Wherever the string "uses" appears in a line, extract that line.

### AVAILABLE DATA
------------------------------------------------------------
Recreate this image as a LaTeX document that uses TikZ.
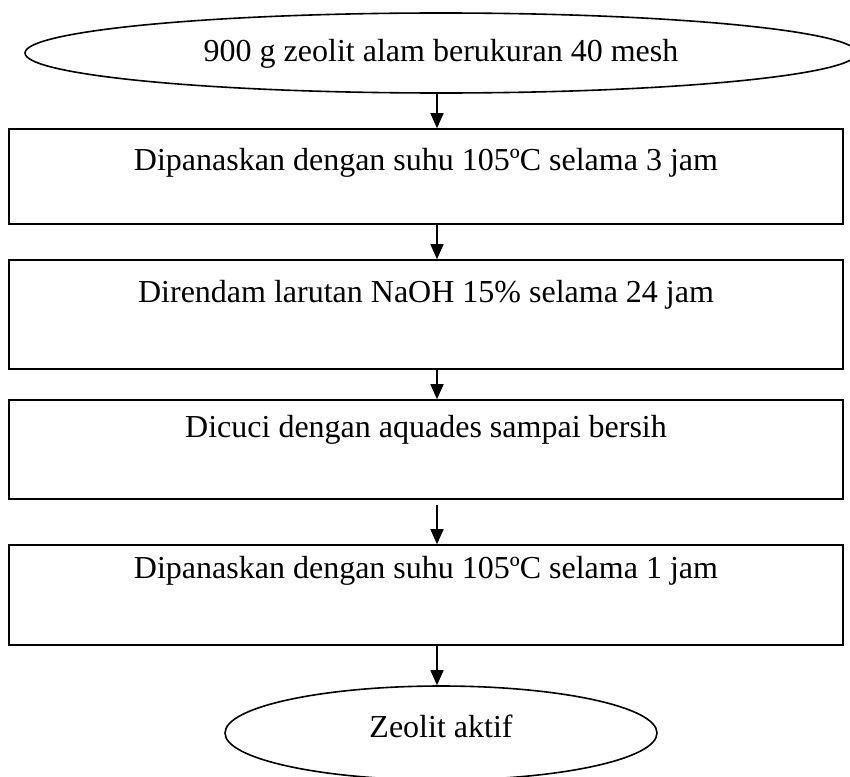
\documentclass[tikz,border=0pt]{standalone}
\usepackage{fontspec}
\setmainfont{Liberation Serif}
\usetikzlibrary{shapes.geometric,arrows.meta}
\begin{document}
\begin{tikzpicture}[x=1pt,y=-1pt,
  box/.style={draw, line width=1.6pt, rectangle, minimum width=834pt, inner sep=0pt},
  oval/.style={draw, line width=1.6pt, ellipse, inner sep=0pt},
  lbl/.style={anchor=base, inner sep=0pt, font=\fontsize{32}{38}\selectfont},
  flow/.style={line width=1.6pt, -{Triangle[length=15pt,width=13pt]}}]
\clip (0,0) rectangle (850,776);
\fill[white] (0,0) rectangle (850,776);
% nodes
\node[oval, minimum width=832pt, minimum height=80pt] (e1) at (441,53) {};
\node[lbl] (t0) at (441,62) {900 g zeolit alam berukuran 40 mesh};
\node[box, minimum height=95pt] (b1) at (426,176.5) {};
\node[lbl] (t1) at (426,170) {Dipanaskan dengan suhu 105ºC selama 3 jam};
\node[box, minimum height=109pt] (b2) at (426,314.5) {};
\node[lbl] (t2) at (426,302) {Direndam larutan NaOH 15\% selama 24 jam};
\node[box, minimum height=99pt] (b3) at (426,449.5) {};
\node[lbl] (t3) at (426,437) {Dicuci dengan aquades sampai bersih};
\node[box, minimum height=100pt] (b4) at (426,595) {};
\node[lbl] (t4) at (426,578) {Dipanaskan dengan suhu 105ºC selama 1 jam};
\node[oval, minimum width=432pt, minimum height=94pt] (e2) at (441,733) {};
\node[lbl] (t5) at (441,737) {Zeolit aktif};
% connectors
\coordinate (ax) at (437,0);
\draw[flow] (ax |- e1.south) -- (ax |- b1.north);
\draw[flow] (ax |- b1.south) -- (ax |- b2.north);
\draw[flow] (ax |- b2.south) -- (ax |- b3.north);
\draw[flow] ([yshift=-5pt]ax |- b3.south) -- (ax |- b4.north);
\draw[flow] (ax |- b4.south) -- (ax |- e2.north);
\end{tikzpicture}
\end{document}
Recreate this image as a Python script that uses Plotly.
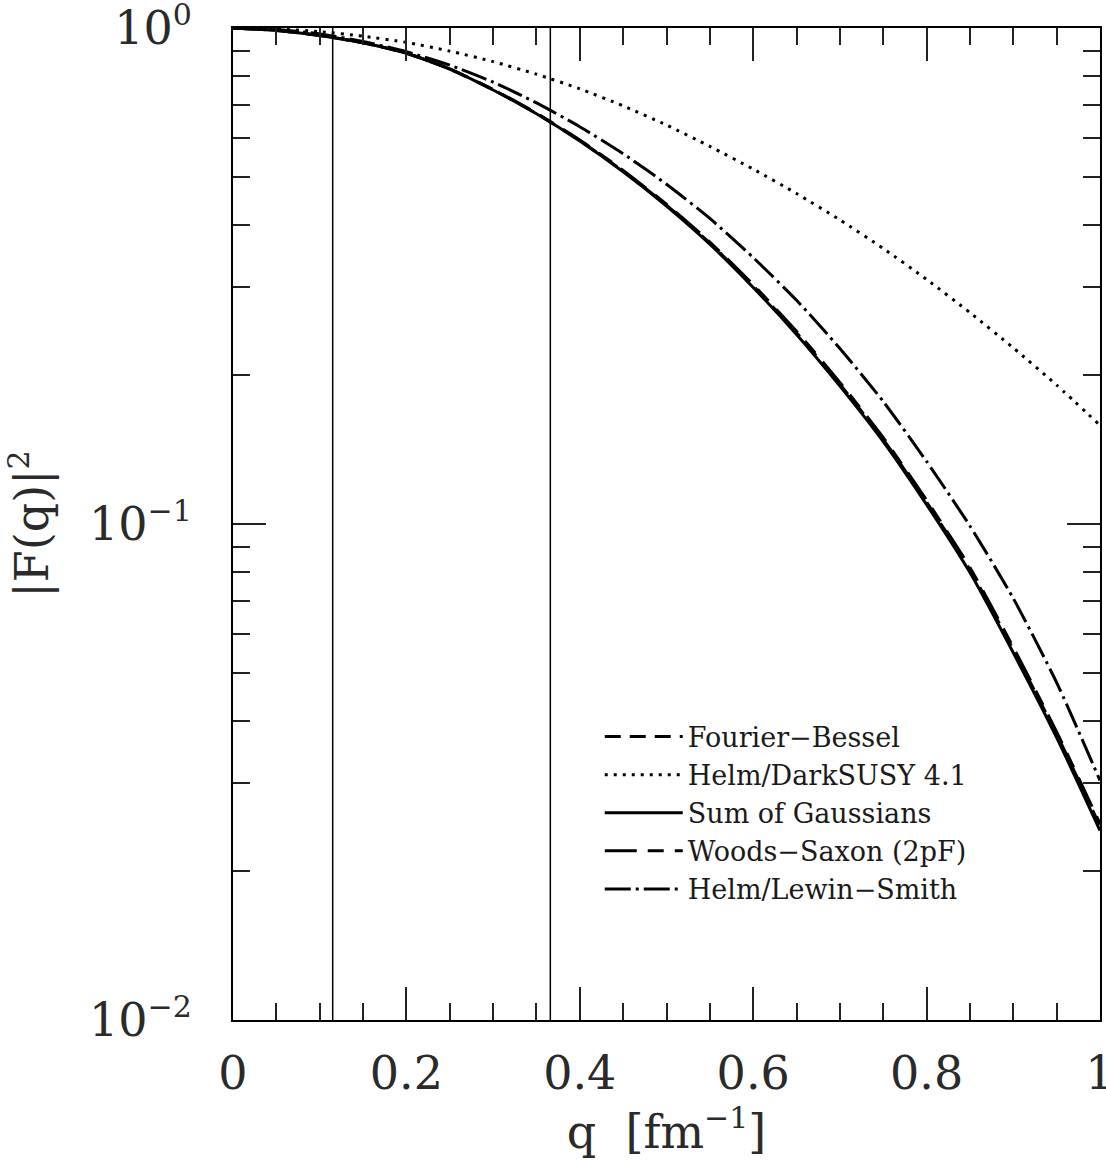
------------------------------------------------------------
### TASK ANSWER
Recreate this image as a LaTeX document that uses TikZ.
Recreate this image as a Python script that uses Plotly.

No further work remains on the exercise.